On the current tour, Betty Buckley steps into the role. While beloved by music theater and cabaret cognoscenti, Buckley is not instantly recognizable as a famous personality to general audiences. So, by necessity, she approaches the role as the fine actress she is, revealing a limpid vulnerability beneath Dolly’s public confidence without ever losing command of the procedings. Her singing has a burred warmth that brings a dimension of genuine feeling to the otherwise emotionally flimsy scenario.

Still, as directed by Jerry Zaks, the production—like those before it—is constantly nudging the audience to adore not the character of Dolly, but the celebrity performer in the role. On opening night, the Golden Gate crowd played along, simulating idol worship for a non-idol in much the way the audiences at nearly every touring musical give a standing ovation at the curtain call.  The hollowness of these obligatory rituals is pretty much the opposite of what theater artists should strive for.

On the other hand, one of theater’s holy grails—an honest rush of audience adrenaline—is handily achieved in the farcical restaurant scene that makes up the bulk of Act II, ending with a chorus line of formal waiters clacking silver cloches, twirling champagne coolers, and cleverly cakewalking across the stage in a gorgeously disciplined flurry of choreography which Warren Carlyle has closely modeled after Gower Champion’s original dances.

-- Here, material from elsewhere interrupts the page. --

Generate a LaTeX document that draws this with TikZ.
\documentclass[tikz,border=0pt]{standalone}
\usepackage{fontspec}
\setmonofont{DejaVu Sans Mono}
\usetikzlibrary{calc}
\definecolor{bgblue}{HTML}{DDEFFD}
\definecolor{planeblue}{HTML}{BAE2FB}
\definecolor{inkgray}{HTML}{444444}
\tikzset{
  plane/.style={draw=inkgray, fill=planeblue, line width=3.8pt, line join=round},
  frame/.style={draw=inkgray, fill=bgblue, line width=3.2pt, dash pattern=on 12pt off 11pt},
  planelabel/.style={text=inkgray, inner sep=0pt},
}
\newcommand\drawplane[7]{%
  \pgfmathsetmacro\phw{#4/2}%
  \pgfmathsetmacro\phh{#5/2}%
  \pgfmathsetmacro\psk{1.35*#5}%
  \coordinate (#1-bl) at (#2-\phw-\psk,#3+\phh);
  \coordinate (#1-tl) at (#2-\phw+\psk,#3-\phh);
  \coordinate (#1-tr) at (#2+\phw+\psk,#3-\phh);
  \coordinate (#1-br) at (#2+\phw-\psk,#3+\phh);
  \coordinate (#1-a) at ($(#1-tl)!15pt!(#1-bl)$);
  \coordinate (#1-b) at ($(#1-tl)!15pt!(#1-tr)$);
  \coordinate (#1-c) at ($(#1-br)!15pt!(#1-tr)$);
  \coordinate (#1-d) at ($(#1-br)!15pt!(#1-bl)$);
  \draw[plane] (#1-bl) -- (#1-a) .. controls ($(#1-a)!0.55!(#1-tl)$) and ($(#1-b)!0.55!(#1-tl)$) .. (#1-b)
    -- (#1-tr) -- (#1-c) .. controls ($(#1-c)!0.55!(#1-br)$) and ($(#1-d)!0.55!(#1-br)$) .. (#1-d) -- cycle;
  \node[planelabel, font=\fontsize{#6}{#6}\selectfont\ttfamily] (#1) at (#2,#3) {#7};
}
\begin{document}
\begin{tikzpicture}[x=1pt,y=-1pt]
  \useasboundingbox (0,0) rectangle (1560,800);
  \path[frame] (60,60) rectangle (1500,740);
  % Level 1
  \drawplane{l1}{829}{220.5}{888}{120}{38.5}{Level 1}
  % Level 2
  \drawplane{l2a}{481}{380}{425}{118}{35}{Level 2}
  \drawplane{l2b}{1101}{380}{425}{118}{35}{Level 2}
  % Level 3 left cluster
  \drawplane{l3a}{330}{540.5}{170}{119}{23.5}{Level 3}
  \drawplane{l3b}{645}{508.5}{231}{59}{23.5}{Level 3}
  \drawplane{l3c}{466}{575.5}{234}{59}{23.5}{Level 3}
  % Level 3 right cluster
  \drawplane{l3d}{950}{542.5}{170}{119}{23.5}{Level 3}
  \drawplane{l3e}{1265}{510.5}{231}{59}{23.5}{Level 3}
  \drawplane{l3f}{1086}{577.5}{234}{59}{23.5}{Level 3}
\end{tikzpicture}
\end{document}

Photo Credit: Julieta Cervantes

Likewise, there’s genuine old-fashioned fun to be found in stage veteran Lewis J. Stadlen’s comic turn as Vandergelder. His clever vaudevillian patter song “Penny In My Pocket,” which opens Act II, was cut from earlier productions and restored in 2017—an excellent decision. And Nic Rouleau, as Vandergelder’s virginal young business associate, Cornelius, offers a winning, grinning mix of naiveté and enthusiasm—not to mention a standout tenor voice.

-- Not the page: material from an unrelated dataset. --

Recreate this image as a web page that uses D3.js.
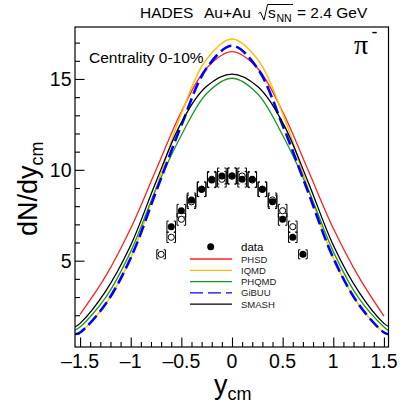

Santo Loquasto’s set design, particularly that tony restaurant, Harmonia Gardens, with its dramatic staircase and plush-curtained booths; and the enormous Currier & Ives-style illustrations that indicate location shifts between Yonkers and New York City, convey an elegant period charm. But his costumes—bustled dresses, tailored suits and top hats, feathered headpieces—burn the eyes with near-incandescent yellows, purples, reds and blues, as if Pikachu, Barney, Elmo and the Smurfs had been sacrificed for their pelts.

Yet this wardrobe is hardly the most glaring of issues when considering “Hello Dolly” in 2019.  Even gussied up in frolic and frippery, the show’s core storyline is doomed to sexist obsolescence. It may be time for this musical to settle into place as a celebrated museum piece rather than a part of the popular repertoire. The title song’s brassy chorus insists that “Dolly’ll never go away.” Fair enough. But its time she be kept at an appropriate distance.